Based on photographs from her field study of teenagers filming social media content, Bitran created an interactive installation that explored the commonality between them all — white shoes.
“Bitran comments on sharing culture in bodies of work like ‘White Shoes’ where she paints life-size renderings of teenagers posing for each other on social media,” said Paloma Barhaugh-Bordas, Assistant Professor of Art. “The tension of unique sameness that defies late adolescents is at hand. The paintings are installed on their heads, feet in the air, exposing pair after pair of white shoes.”
Bitran’s installation, “White Shoes” was exhibited at the Practice Gallery in Pennsylvania.
“In her work we see the re-rendering of a media scroll that we might otherwise fail to recall in the pace of visual consumption that marks this time, where physical distancing is skewed for the safer option of digital merging,” Barhaugh-Bordas said. “Bitran capitalizes on the mass appeal of pop culture that has become a structure shaping how we consume and increasingly how we relate.”

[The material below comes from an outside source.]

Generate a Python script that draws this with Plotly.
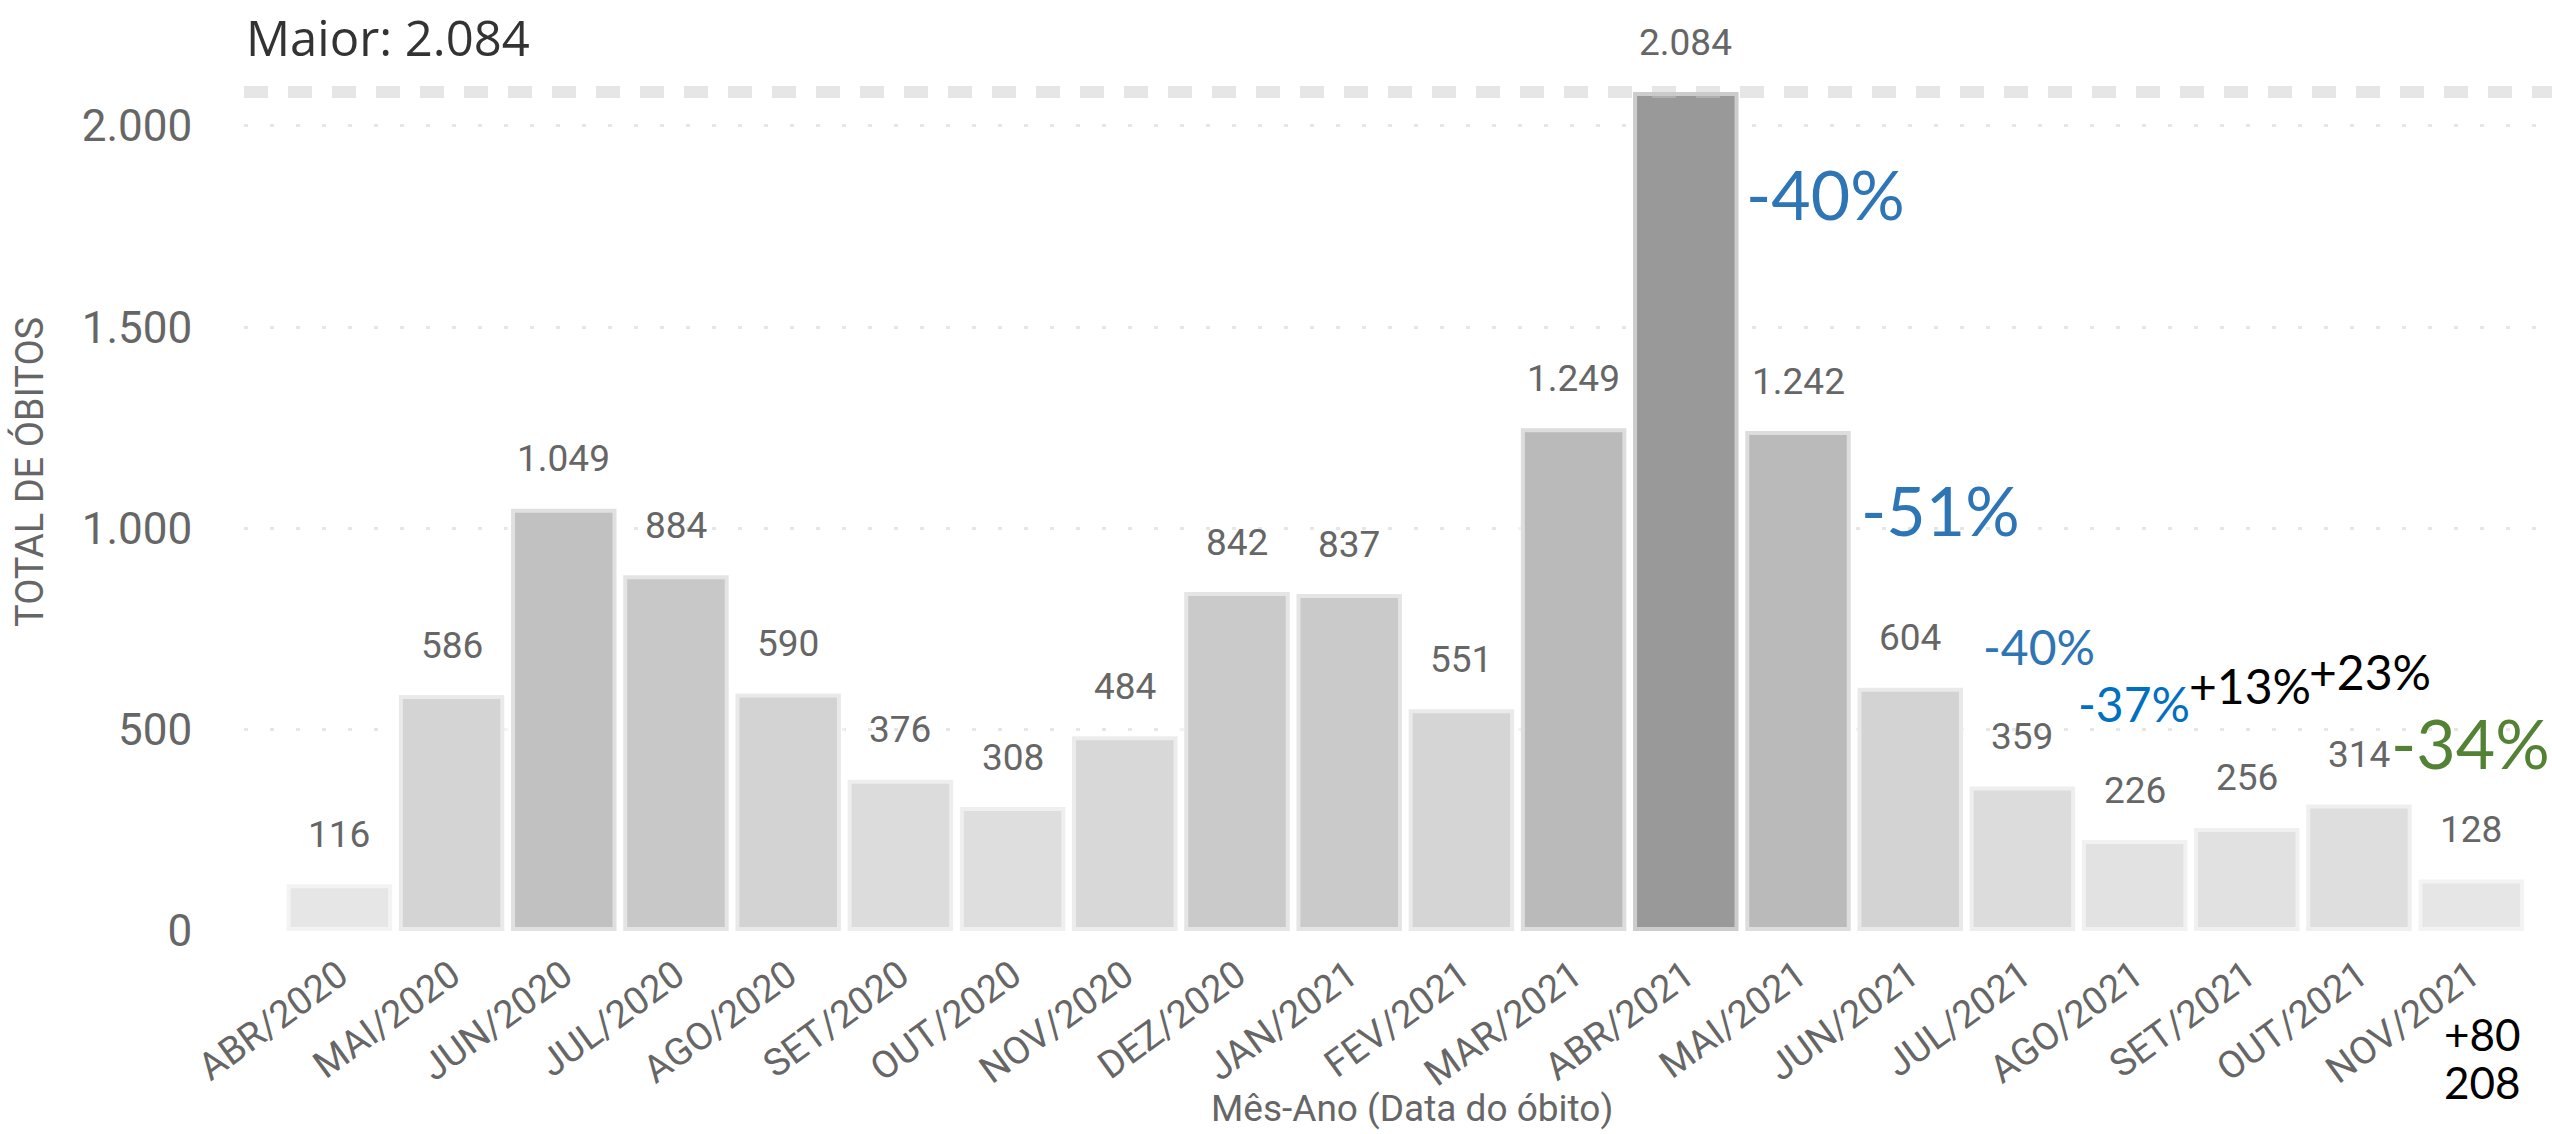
import plotly.graph_objects as go

# ---- data ----
meses = ["ABR/2020", "MAI/2020", "JUN/2020", "JUL/2020", "AGO/2020", "SET/2020",
         "OUT/2020", "NOV/2020", "DEZ/2020", "JAN/2021", "FEV/2021", "MAR/2021",
         "ABR/2021", "MAI/2021", "JUN/2021", "JUL/2021", "AGO/2021", "SET/2021",
         "OUT/2021", "NOV/2021"]
obitos = [116, 586, 1049, 884, 590, 376, 308, 484, 842, 837, 551, 1249,
          2084, 1242, 604, 359, 226, 256, 314, 128]
y_ticks = [0, 500, 1000, 1500, 2000]
variacoes = ["-40%", "-51%", "-40%", "-37%", "+13%", "+23%", "-34%"]
nota_nov = ["+80", "208"]

# ---- layout geometry / styles ----
W, H = 2552, 1134
ML, MR, MT, MB = 244, 0, 20, 203
PW, PH = W - ML - MR, H - MT - MB
Y_TOP = 2263


def px_to_paper(px, py):
    return (px - ML) / PW, (H - MB - py) / PH


def fmt_br(v):
    return f"{v:,}".replace(",", ".")


DIN = "Roboto, DejaVu Sans Condensed, sans-serif"
CAL = "Lato, Carlito, sans-serif"
GRAY = "#666666"

fig = go.Figure()
fig.add_trace(go.Bar(
    x=meses, y=obitos, width=0.94,
    marker=dict(color=obitos, colorscale=[[0, "#e6e6e6"], [1, "#999999"]],
                cmin=min(obitos), cmax=max(obitos), showscale=False,
                line=dict(color="rgba(255,255,255,0.5)", width=8)),
    hoverinfo="x+y", showlegend=False,
))

annotations = []
# data labels above bars
for m, v in zip(meses, obitos):
    annotations.append(dict(x=m, y=v, xref="x", yref="y", text=fmt_br(v),
                            showarrow=False, yshift=50, yanchor="middle",
                            font=dict(family=DIN, size=37, color=GRAY)))

# "Maior" (max) line label
vmax = max(obitos)
annotations.append(dict(x=0, y=vmax, xref="paper", yref="y", xanchor="left",
                        yanchor="middle", yshift=55, showarrow=False,
                        text=f"Maior: {fmt_br(vmax)}",
                        font=dict(family="Segoe UI, Open Sans, sans-serif", size=49, color="#333333")))

# percentage-change notes (text, center px, size, colour)
var_style = [
    (1825, 193, 68, "#2E75B6"),
    (1940, 509, 68, "#2E75B6"),
    (2039, 646, 48, "#2E75B6"),
    (2134, 703, 48, "#0070C0"),
    (2250, 685, 48, "#000000"),
    (2370, 671, 48, "#000000"),
    (2470, 742, 68, "#548235"),
]
for txt, (cx, cy, sz, col) in zip(variacoes, var_style):
    px, py = px_to_paper(cx, cy)
    annotations.append(dict(x=px, y=py, xref="paper", yref="paper", text=txt,
                            showarrow=False, xanchor="center", yanchor="middle",
                            font=dict(family=CAL, size=sz, color=col)))
for txt, cy in zip(nota_nov, [1034, 1082]):
    px, py = px_to_paper(2482, cy)
    annotations.append(dict(x=px, y=py, xref="paper", yref="paper", text=txt,
                            showarrow=False, xanchor="center", yanchor="middle",
                            font=dict(family=CAL, size=44, color="#000000")))

# axis titles
px, py = px_to_paper(29, 472)
annotations.append(dict(x=px, y=py, xref="paper", yref="paper", text="TOTAL DE ÓBITOS",
                        textangle=-90, showarrow=False, xanchor="center", yanchor="middle",
                        font=dict(family=DIN, size=38, color=GRAY)))
px, py = px_to_paper(1412, 1108)
annotations.append(dict(x=px, y=py, xref="paper", yref="paper", text="Mês-Ano (Data do óbito)",
                        showarrow=False, xanchor="center", yanchor="middle",
                        font=dict(family=DIN, size=37, color=GRAY)))

fig.update_layout(
    width=W, height=H, autosize=False,
    margin=dict(l=ML, r=MR, t=MT, b=MB, pad=0),
    paper_bgcolor="white", plot_bgcolor="white",
    separators=",.",
    annotations=annotations,
    shapes=[dict(type="line", xref="paper", x0=0, x1=1, yref="y", y0=vmax, y1=vmax,
                 layer="above", line=dict(color="rgba(200,200,200,0.46)", width=12, dash="24px,20px"))],
    xaxis=dict(type="category", range=[-0.85, 19.72], tickangle=-36,
               tickfont=dict(family=DIN, size=38, color=GRAY),
               ticks="outside", ticklen=6, tickcolor="rgba(0,0,0,0)",
               showgrid=False, zeroline=False, showline=False, fixedrange=True),
    yaxis=dict(range=[0, Y_TOP], tickvals=y_ticks, tickformat=",d",
               tickfont=dict(family=DIN, size=44, color=GRAY),
               ticks="outside", ticklen=42, tickcolor="rgba(0,0,0,0)",
               showgrid=True, gridcolor="#e6e6e6", gridwidth=3, griddash="4px,22px",
               zeroline=False, showline=False, fixedrange=True),
)

fig.write_html("out.html", config={"displayModeBar": False},
               post_script="document.body.style.margin='0';document.body.style.overflow='hidden';")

In addition to Bitran’s recent artwork, she has worked on a recreation of the Titanic by James Cameron over the last six years. She said the scenes range from animation to live action and have included 600+ participants from 19 cities across the United States, Chile and Mexico.

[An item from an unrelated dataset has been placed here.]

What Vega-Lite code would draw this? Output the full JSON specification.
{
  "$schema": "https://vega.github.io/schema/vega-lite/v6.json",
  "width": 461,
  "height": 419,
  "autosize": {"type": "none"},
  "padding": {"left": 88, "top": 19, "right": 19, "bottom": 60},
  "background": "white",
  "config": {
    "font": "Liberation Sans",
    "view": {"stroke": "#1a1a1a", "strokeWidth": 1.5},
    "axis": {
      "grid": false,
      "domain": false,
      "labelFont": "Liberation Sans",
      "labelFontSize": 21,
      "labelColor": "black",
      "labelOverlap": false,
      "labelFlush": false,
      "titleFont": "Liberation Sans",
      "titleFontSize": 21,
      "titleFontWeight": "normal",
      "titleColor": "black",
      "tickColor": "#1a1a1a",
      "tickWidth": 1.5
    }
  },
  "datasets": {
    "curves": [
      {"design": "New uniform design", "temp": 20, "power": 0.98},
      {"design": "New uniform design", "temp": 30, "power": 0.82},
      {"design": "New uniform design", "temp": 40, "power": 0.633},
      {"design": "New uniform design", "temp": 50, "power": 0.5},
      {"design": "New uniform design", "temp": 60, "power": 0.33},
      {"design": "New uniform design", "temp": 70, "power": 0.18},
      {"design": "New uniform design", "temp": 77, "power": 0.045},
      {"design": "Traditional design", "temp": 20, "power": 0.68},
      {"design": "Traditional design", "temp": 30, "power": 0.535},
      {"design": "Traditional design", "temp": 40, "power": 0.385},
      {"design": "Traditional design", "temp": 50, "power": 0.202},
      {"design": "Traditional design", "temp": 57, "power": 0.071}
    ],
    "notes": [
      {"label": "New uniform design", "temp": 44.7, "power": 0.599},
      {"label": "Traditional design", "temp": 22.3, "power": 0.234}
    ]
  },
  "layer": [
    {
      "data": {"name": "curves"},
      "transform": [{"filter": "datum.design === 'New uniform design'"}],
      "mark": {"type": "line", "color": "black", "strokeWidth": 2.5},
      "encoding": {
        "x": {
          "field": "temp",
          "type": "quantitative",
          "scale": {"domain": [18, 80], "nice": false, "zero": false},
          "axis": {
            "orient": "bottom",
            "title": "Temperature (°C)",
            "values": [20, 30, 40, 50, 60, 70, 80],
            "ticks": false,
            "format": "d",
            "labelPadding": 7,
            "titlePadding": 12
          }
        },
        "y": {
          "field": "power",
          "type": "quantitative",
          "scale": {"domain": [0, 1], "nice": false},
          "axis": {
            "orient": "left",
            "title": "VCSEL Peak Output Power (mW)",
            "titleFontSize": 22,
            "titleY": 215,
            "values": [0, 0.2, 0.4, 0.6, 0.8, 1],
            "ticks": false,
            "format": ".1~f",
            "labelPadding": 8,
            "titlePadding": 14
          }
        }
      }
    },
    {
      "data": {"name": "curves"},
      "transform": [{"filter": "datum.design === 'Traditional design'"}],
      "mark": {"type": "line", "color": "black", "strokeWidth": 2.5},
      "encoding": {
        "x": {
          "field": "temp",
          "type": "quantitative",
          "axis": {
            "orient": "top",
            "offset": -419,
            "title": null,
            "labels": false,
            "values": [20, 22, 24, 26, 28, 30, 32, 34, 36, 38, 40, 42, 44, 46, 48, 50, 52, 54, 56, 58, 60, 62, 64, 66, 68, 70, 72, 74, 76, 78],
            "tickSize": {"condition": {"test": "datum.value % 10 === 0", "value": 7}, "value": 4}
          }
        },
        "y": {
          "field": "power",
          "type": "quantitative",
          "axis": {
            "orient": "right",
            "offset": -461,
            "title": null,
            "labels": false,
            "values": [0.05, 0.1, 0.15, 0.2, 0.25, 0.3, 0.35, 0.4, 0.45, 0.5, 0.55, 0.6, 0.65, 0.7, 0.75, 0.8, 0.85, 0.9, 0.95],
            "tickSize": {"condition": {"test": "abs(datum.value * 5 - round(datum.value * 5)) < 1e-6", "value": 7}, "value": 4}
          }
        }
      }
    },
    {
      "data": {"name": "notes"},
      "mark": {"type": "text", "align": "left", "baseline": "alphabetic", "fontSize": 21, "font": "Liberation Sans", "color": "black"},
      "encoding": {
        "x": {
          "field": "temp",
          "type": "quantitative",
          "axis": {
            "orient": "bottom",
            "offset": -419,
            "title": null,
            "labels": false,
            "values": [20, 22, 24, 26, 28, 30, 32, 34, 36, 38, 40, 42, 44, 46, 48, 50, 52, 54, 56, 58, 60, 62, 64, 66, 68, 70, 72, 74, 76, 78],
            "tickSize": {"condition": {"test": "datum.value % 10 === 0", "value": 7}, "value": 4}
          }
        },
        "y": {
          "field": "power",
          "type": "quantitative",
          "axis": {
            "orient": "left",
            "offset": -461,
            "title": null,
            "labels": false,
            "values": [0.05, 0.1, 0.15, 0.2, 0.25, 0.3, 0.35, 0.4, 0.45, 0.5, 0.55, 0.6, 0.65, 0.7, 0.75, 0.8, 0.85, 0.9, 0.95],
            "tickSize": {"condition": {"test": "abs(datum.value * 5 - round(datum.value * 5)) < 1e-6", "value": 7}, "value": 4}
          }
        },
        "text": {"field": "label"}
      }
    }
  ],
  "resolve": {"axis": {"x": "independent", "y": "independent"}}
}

“There was this love story. There was this class issue,” Bitran said. “There’s this possibility to associate this tragedy to other spectacles and realities that happen today. This allowed me to have a lot of freedom about who to invite and where to film.”
Bitran is the director and plays Rose in each scene, but Jack is played by anyone from a 10-year-old boy to a 40-year-old woman.
“Those who want to be Jack are Jack,” she said. “Because there are different nuisances as to when you invite your performers to perform as this concept or that concept. This is something really important about this project, that it’s based on mutual agreement and volunteers.”
Bitran said all of the sets and props are created with local materials on a modest budget which is supplemented with artist grants.
“I have been friends with Claudia since she began her own version of this epic and over the years it has become a self-propelling machine reaching a scale and scope that is itself titanic,” Barhaugh-Bordas said. “This project, though just one of many the artist manages to juggle in her devoted studio-based practice, is representative of the kind of mark Bitran is making as an artist. A joyful but incisive and precise examination of the components that make up our culture zeitgeist. Her work is undoubtedly woven into a conversation had in the present.”